(Figure scripts)
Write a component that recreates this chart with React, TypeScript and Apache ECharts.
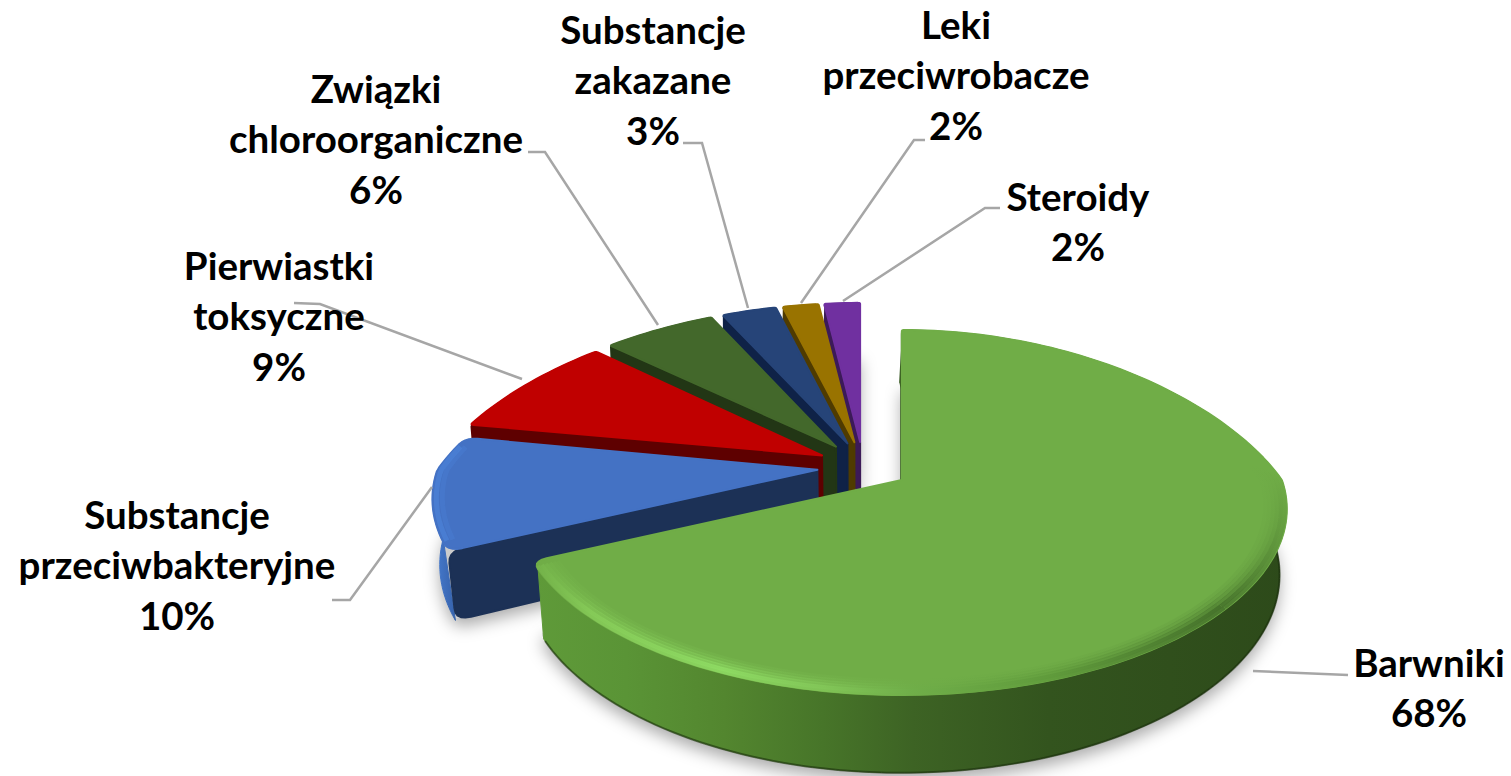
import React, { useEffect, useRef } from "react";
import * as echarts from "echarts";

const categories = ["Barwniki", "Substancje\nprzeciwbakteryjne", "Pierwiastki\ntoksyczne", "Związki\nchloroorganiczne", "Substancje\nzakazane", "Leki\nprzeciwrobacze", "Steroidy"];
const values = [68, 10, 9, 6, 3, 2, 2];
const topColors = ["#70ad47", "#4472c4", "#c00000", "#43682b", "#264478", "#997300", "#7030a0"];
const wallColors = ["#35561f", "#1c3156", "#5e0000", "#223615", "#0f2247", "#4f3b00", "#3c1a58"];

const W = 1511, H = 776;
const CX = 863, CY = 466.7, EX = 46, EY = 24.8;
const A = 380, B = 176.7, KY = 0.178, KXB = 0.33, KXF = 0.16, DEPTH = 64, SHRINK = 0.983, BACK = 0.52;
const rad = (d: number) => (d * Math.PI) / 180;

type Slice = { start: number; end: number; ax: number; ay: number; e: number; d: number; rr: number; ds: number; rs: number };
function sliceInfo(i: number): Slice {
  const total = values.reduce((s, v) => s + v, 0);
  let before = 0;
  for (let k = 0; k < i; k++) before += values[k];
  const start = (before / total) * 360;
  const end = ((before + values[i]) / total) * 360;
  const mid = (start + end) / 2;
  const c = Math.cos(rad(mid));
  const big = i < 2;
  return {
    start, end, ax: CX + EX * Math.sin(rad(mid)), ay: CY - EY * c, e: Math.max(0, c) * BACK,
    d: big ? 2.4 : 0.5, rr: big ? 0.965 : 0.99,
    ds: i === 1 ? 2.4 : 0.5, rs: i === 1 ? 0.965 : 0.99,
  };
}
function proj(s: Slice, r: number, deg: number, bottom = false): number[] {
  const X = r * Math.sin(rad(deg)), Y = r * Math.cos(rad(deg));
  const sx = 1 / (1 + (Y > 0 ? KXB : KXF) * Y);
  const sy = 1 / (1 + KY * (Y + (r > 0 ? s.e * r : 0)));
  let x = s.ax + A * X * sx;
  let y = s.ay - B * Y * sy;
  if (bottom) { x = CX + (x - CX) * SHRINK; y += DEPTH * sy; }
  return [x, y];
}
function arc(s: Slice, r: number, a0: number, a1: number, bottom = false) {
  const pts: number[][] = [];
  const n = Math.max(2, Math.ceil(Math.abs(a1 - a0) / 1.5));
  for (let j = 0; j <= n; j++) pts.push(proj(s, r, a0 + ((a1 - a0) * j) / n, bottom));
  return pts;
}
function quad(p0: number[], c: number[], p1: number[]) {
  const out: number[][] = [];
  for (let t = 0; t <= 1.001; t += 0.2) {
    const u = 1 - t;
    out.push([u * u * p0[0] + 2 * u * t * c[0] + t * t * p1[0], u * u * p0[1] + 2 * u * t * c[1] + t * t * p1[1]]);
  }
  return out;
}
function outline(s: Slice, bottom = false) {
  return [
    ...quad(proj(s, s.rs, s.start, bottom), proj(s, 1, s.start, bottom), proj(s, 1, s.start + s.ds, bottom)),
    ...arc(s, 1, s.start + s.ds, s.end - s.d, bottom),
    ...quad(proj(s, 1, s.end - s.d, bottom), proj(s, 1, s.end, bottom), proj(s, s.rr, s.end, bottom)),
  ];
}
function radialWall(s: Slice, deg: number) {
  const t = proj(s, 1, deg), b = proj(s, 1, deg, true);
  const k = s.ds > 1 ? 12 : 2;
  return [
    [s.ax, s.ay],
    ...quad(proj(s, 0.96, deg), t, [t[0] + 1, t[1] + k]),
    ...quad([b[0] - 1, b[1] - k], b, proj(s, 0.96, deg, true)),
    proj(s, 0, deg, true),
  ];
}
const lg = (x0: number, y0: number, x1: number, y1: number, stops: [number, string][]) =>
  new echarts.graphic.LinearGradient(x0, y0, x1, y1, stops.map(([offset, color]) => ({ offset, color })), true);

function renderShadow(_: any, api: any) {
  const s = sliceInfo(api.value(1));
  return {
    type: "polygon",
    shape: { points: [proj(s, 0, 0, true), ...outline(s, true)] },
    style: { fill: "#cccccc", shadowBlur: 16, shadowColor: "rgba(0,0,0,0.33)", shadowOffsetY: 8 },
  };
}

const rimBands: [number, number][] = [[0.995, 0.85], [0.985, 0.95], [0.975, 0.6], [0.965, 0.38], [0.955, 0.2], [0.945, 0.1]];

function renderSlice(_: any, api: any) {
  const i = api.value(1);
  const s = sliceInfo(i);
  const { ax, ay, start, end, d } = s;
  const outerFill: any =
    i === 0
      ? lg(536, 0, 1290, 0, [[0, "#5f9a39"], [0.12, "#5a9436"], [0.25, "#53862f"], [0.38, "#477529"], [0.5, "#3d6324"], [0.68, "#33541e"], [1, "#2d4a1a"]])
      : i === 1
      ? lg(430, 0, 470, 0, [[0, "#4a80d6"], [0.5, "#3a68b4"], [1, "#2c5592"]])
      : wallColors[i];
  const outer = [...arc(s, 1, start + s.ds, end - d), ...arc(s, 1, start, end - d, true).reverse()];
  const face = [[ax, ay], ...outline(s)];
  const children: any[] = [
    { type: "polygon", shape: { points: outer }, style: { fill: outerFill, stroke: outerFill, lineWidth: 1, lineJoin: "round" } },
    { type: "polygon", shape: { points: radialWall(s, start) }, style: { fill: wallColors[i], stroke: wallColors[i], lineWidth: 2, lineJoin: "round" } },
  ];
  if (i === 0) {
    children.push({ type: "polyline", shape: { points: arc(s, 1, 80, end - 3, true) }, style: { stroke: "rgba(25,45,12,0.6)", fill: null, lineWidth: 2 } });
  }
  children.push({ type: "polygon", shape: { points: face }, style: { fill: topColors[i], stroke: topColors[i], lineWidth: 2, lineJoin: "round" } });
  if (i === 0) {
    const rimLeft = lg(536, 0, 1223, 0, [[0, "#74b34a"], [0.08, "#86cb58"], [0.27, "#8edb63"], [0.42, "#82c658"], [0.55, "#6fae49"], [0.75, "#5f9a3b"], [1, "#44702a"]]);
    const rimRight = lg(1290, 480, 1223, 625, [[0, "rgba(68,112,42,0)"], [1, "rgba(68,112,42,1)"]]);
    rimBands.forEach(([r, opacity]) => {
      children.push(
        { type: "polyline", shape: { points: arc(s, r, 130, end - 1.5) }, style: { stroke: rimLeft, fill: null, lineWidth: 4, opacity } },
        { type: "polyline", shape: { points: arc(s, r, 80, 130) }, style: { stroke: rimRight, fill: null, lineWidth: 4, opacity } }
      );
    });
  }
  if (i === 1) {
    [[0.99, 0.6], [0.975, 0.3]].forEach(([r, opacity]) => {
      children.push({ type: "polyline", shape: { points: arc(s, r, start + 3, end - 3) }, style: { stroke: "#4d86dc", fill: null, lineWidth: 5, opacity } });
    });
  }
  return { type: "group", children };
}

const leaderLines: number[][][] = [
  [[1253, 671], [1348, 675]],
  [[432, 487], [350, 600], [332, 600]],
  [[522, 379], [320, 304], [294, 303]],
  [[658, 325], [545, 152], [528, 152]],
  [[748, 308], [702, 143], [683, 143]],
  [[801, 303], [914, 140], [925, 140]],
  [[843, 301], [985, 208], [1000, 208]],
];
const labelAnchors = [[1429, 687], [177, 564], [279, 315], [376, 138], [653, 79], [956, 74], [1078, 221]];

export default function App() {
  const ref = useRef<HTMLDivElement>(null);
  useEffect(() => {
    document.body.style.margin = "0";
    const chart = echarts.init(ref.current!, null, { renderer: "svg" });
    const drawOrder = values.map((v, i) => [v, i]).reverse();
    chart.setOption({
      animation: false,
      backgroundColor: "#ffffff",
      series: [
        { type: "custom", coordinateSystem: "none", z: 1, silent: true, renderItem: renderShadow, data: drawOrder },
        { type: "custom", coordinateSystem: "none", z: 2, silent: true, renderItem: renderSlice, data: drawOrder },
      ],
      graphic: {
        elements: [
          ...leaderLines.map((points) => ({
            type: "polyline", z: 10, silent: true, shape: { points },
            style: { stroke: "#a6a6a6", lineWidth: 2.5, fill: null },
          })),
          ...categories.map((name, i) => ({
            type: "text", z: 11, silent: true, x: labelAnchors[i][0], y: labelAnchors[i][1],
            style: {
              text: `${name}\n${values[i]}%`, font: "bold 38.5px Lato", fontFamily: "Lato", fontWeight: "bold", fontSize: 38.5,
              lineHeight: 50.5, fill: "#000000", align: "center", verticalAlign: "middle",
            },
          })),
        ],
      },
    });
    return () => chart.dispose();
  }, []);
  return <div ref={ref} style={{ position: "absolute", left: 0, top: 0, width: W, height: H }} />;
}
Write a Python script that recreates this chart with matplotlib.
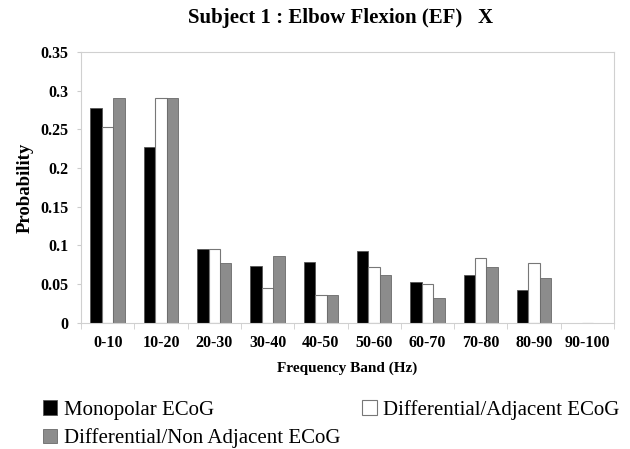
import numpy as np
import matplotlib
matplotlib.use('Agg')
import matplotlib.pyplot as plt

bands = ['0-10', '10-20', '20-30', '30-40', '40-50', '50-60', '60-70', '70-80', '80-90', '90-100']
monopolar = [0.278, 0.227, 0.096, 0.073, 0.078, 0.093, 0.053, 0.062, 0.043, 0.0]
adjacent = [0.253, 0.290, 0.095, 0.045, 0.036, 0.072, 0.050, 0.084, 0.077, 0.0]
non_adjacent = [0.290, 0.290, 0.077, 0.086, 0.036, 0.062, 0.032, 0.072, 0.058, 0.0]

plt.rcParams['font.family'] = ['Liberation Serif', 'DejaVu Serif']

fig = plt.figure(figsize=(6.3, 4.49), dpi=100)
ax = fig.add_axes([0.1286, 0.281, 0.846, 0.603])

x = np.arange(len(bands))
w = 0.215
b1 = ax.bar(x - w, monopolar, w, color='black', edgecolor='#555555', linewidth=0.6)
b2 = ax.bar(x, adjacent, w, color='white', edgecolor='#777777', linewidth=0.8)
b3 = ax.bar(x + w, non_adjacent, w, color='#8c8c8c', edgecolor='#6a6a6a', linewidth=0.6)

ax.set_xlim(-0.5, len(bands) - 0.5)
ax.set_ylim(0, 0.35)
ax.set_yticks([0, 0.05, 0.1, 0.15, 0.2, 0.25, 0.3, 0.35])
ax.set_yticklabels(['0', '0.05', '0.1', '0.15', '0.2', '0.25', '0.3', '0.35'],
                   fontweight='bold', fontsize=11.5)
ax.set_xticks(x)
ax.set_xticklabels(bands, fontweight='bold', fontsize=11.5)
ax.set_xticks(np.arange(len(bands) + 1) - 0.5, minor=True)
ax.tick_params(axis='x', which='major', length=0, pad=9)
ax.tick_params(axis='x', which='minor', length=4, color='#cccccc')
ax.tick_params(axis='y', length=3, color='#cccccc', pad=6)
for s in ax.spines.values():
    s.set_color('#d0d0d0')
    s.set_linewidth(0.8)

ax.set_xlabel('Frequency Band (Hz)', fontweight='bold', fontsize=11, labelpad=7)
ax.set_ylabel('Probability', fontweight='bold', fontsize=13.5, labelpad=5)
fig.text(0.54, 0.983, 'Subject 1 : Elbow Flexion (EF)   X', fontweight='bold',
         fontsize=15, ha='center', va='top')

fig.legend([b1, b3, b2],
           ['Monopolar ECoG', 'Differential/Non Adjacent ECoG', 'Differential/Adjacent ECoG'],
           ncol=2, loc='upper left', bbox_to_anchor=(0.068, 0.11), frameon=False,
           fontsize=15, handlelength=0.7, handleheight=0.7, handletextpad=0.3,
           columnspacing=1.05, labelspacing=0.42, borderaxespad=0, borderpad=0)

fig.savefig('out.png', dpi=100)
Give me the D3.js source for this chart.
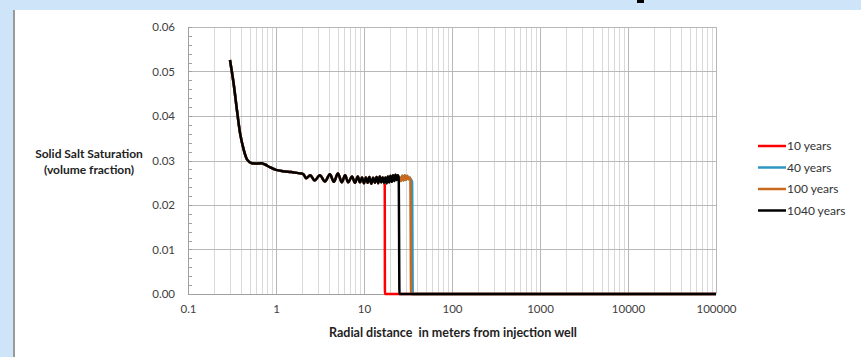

**Instructions to follow**. Give back exactly the lines from the one containing "Write a Python" to the one containing "import matplotlib.pyplot as plt", both included, and no pictures.

**Result of this exercise**.
Write a Python script that recreates this chart with matplotlib.
import numpy as np
import matplotlib
matplotlib.use('Agg')
import matplotlib.pyplot as plt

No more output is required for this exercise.